There’s this line from one marketing guru who said that we cannot change how people think, but we can change the circumstances they live in.
If a person believes that he has to vote for the person who gave him money or a job, you cannot change that belief. Either you accept that or kill him.
People will have their reasons in voting for a ‘bad’ candidate. But if there’s one major reason I think I see, that would be the lack of empowerment among the majority of the voters, once again, in the local scene.
The lack of empowerment makes it easy for people to vote for people not because of their qualifications but because they gave them several hundreds or thousands of pesos and/or a job. “Utang na loob” is a big deal among us and that would be almost impossible to remove from our psyche. Or the probability of being axed from your job because the powers that be don’t like you makes it also difficult to stand up for what you believe is right.

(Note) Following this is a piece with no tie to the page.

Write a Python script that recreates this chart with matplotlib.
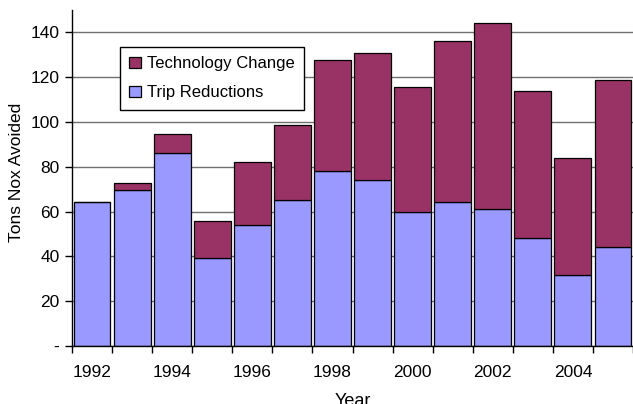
import matplotlib
matplotlib.use("Agg")
import matplotlib.pyplot as plt
import numpy as np

years = [1992, 1993, 1994, 1995, 1996, 1997, 1998, 1999, 2000, 2001, 2002, 2003, 2004, 2005]
trip_reductions = [64.5, 69.5, 86.0, 39.5, 54.2, 65.0, 78.2, 74.0, 60.0, 64.2, 61.1, 48.3, 31.5, 44.4]
totals = [64.5, 72.8, 94.5, 56.0, 82.0, 98.8, 127.8, 130.9, 115.6, 136.3, 144.3, 113.7, 84.0, 118.6]
technology_change = [t - r for t, r in zip(totals, trip_reductions)]
y_ticks = [0, 20, 40, 60, 80, 100, 120, 140]
y_tick_labels = ["-", "20", "40", "60", "80", "100", "120", "140"]

plt.rcParams['font.family'] = ['Liberation Sans', 'DejaVu Sans']

fig = plt.figure(figsize=(6.33, 4.04), dpi=100)
ax = fig.add_axes([72/633, 1 - 346/404, 561/633, 336/404])

x = np.arange(len(years))
w = 0.92
ax.bar(x, trip_reductions, width=w, color='#9999FF', edgecolor='black', linewidth=0.9,
       label='Trip Reductions', zorder=3)
ax.bar(x, technology_change, width=w, bottom=trip_reductions, color='#993366',
       edgecolor='black', linewidth=0.9, label='Technology Change', zorder=3)

ax.set_xlim(-0.5, len(years) - 0.5)
ax.set_ylim(0, 150)

# major ticks at category boundaries, labels at every other year
ax.set_xticks(np.arange(-0.5, len(years), 1.0))
ax.set_xticklabels([])
ax.set_xticks(x[::2], minor=True)
ax.set_xticklabels([str(y) for y in years[::2]], minor=True)
ax.tick_params(axis='x', which='major', direction='out', length=5, width=1, color='black')
ax.tick_params(axis='x', which='minor', length=0, pad=14, labelsize=12.5)

ax.set_yticks(y_ticks)
ax.set_yticklabels(y_tick_labels)
ax.tick_params(axis='y', direction='out', length=5, width=1, labelsize=12.5, pad=4)

ax.yaxis.grid(True, color='#707070', linewidth=1)
ax.set_axisbelow(True)
for s in ['top', 'right']:
    ax.spines[s].set_visible(False)
ax.spines['left'].set_linewidth(1)
ax.spines['bottom'].set_linewidth(1)
ax.spines['bottom'].set_zorder(4)

ax.set_ylabel('Tons Nox Avoided', fontsize=12.5)
ax.yaxis.set_label_coords(-0.0856, 0.518)
ax.set_xlabel('Year', fontsize=13, labelpad=9)

handles, labels = ax.get_legend_handles_labels()
leg = ax.legend(handles[::-1], labels[::-1], loc='upper left',
                bbox_to_anchor=((120 - 72) / 561, 1 - 37 / 336),
                fontsize=12, frameon=True, fancybox=False, framealpha=1,
                edgecolor='black', handlelength=0.7, handleheight=0.7,
                handletextpad=0.35, labelspacing=0.85, borderpad=0.55, borderaxespad=0)
leg.get_frame().set_linewidth(1)

fig.savefig('out.png', dpi=100)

But if these people are empowered, if they earn enough to have a decent meal, to have decent clothes, to send their children to school, and if they know they have the power to change their destiny, then I believe that things will change for the better.
Armed with the confidence of knowing what they can do, it will be a lot more difficult to buy their votes. It’s a simplistic way of putting it, but I’m only trying to illustrate a point here.
Change their circumstance, change their lives.
And you don’t have to be a government official to do that. You can do a lot of things to change your community through your talents alone.
On the other hand, you also can’t do anything if you all you do is complain. Present solutions instead.
The elections are over, but that’s not the end of everything. Rather, it should be the start of another phase of being vigilant. Let’s take it three years at a time. Let’s try to improve things three years at a time. Things will eventually add up.
So stop complaining. Change your community in whatever way you can. And never forget to be vigilant.